Task requirements
Please transcribe the data that follows without the pictures, keeping every word the same.

Stored data

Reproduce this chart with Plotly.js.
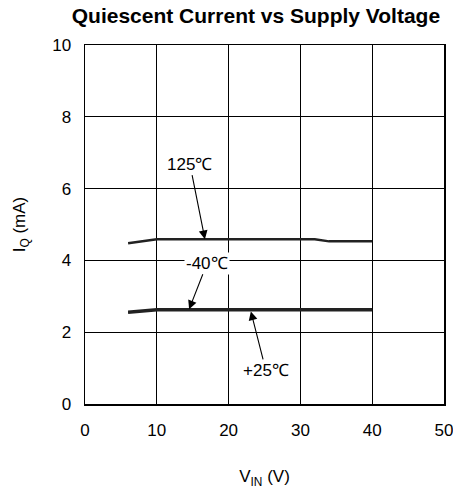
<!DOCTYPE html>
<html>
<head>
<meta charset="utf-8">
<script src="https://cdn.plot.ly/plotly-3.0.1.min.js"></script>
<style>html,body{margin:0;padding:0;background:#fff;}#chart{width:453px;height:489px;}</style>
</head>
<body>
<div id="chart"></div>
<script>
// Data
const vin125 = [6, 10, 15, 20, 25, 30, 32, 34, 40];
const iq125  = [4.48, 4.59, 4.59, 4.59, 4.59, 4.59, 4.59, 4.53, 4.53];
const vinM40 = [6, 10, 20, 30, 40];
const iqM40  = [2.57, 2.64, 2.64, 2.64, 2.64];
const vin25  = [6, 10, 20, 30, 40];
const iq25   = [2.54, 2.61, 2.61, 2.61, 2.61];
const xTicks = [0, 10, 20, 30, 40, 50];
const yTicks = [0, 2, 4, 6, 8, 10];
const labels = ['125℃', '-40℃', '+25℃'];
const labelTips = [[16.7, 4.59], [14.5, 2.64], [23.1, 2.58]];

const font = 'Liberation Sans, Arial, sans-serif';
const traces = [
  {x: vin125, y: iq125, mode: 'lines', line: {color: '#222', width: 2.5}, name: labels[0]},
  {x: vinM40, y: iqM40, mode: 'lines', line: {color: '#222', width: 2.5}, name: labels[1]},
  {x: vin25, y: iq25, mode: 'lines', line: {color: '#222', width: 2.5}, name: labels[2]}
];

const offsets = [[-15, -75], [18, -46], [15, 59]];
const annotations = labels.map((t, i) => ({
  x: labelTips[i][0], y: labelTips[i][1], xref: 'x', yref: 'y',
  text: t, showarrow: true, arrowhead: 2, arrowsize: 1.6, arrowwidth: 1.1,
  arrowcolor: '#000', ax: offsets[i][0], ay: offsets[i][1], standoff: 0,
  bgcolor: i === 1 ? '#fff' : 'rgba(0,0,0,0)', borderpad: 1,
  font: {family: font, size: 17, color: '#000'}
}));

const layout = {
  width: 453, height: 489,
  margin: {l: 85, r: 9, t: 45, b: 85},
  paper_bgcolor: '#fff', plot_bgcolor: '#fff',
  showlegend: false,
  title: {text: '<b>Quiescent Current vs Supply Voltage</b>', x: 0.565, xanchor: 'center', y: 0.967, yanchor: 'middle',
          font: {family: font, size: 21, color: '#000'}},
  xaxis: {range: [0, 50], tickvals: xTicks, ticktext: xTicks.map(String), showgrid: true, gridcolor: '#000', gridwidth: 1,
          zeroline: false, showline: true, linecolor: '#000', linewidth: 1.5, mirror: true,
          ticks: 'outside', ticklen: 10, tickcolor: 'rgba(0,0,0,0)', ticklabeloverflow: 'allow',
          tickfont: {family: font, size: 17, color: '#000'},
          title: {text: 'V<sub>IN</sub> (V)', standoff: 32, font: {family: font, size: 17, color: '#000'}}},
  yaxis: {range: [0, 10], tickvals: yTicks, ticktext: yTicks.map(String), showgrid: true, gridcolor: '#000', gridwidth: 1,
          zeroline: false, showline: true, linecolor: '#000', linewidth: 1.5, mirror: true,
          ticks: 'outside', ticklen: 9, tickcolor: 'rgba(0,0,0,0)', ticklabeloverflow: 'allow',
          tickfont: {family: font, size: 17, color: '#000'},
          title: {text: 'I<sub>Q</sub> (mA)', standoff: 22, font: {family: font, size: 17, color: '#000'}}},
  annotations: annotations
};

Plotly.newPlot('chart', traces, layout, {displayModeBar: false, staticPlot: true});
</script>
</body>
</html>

Task output
Reproduce this chart with Plotly.js.
<!DOCTYPE html>
<html>
<head>
<meta charset="utf-8">
<script src="https://cdn.plot.ly/plotly-3.0.1.min.js"></script>
<style>html,body{margin:0;padding:0;background:#fff;}#chart{width:453px;height:489px;}</style>
</head>
<body>
<div id="chart"></div>
<script>
// Data
const vin125 = [6, 10, 15, 20, 25, 30, 32, 34, 40];
const iq125  = [4.48, 4.59, 4.59, 4.59, 4.59, 4.59, 4.59, 4.53, 4.53];
const vinM40 = [6, 10, 20, 30, 40];
const iqM40  = [2.57, 2.64, 2.64, 2.64, 2.64];
const vin25  = [6, 10, 20, 30, 40];
const iq25   = [2.54, 2.61, 2.61, 2.61, 2.61];
const xTicks = [0, 10, 20, 30, 40, 50];
const yTicks = [0, 2, 4, 6, 8, 10];
const labels = ['125℃', '-40℃', '+25℃'];
const labelTips = [[16.7, 4.59], [14.5, 2.64], [23.1, 2.58]];

const font = 'Liberation Sans, Arial, sans-serif';
const traces = [
  {x: vin125, y: iq125, mode: 'lines', line: {color: '#222', width: 2.5}, name: labels[0]},
  {x: vinM40, y: iqM40, mode: 'lines', line: {color: '#222', width: 2.5}, name: labels[1]},
  {x: vin25, y: iq25, mode: 'lines', line: {color: '#222', width: 2.5}, name: labels[2]}
];

const offsets = [[-15, -75], [18, -46], [15, 59]];
const annotations = labels.map((t, i) => ({
  x: labelTips[i][0], y: labelTips[i][1], xref: 'x', yref: 'y',
  text: t, showarrow: true, arrowhead: 2, arrowsize: 1.6, arrowwidth: 1.1,
  arrowcolor: '#000', ax: offsets[i][0], ay: offsets[i][1], standoff: 0,
  bgcolor: i === 1 ? '#fff' : 'rgba(0,0,0,0)', borderpad: 1,
  font: {family: font, size: 17, color: '#000'}
}));

const layout = {
  width: 453, height: 489,
  margin: {l: 85, r: 9, t: 45, b: 85},
  paper_bgcolor: '#fff', plot_bgcolor: '#fff',
  showlegend: false,
  title: {text: '<b>Quiescent Current vs Supply Voltage</b>', x: 0.565, xanchor: 'center', y: 0.967, yanchor: 'middle',
          font: {family: font, size: 21, color: '#000'}},
  xaxis: {range: [0, 50], tickvals: xTicks, ticktext: xTicks.map(String), showgrid: true, gridcolor: '#000', gridwidth: 1,
          zeroline: false, showline: true, linecolor: '#000', linewidth: 1.5, mirror: true,
          ticks: 'outside', ticklen: 10, tickcolor: 'rgba(0,0,0,0)', ticklabeloverflow: 'allow',
          tickfont: {family: font, size: 17, color: '#000'},
          title: {text: 'V<sub>IN</sub> (V)', standoff: 32, font: {family: font, size: 17, color: '#000'}}},
  yaxis: {range: [0, 10], tickvals: yTicks, ticktext: yTicks.map(String), showgrid: true, gridcolor: '#000', gridwidth: 1,
          zeroline: false, showline: true, linecolor: '#000', linewidth: 1.5, mirror: true,
          ticks: 'outside', ticklen: 9, tickcolor: 'rgba(0,0,0,0)', ticklabeloverflow: 'allow',
          tickfont: {family: font, size: 17, color: '#000'},
          title: {text: 'I<sub>Q</sub> (mA)', standoff: 22, font: {family: font, size: 17, color: '#000'}}},
  annotations: annotations
};

Plotly.newPlot('chart', traces, layout, {displayModeBar: false, staticPlot: true});
</script>
</body>
</html>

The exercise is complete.